Exactly the lines from the start of the data below through the line that contains "from bokeh.resources import INLINE" are to be copied, with pictures left out.
********
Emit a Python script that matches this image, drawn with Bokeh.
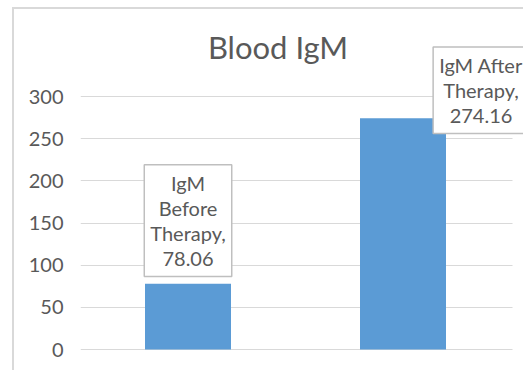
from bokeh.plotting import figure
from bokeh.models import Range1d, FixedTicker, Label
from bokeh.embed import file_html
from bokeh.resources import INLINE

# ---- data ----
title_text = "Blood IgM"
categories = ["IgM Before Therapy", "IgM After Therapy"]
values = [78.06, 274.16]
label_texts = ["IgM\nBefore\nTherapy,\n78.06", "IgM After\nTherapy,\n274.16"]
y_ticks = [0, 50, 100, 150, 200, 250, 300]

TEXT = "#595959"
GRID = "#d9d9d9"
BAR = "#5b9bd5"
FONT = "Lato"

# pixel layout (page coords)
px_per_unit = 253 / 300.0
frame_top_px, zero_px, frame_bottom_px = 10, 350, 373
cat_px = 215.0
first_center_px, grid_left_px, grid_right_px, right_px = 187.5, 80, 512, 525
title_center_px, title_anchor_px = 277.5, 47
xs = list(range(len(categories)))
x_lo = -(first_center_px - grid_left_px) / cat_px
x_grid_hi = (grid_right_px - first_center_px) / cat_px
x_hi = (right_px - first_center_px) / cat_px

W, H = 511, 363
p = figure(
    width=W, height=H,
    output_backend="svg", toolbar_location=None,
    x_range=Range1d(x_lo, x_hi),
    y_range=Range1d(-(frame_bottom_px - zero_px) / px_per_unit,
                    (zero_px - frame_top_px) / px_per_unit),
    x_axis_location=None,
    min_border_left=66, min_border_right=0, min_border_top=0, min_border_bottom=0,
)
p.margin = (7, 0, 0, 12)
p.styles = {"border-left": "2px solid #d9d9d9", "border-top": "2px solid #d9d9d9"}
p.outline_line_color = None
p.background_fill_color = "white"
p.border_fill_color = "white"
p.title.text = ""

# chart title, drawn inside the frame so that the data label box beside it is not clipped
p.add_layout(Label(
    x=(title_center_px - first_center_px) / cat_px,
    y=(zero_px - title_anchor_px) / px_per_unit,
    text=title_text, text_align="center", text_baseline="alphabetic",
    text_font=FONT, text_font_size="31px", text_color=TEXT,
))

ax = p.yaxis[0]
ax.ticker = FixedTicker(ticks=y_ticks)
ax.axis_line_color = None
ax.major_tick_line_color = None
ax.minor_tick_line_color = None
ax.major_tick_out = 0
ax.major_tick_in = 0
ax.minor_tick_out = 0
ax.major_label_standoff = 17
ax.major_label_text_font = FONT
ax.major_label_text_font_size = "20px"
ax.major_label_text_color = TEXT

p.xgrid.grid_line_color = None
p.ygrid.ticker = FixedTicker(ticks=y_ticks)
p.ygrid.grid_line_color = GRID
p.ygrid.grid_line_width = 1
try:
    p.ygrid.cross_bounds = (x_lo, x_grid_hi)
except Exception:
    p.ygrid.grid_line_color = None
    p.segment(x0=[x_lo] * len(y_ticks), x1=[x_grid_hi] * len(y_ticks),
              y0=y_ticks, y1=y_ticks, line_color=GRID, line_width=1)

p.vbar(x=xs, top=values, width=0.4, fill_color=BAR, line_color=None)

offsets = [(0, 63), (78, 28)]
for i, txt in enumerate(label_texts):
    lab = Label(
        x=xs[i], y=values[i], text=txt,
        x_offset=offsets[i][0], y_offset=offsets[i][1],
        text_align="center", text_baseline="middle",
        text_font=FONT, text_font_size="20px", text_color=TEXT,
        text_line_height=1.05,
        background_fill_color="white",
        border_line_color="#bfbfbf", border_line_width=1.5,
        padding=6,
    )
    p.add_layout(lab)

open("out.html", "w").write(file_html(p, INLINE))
********
● Output for this exercise
Emit a Python script that matches this image, drawn with Bokeh.
from bokeh.plotting import figure
from bokeh.models import Range1d, FixedTicker, Label
from bokeh.embed import file_html
from bokeh.resources import INLINE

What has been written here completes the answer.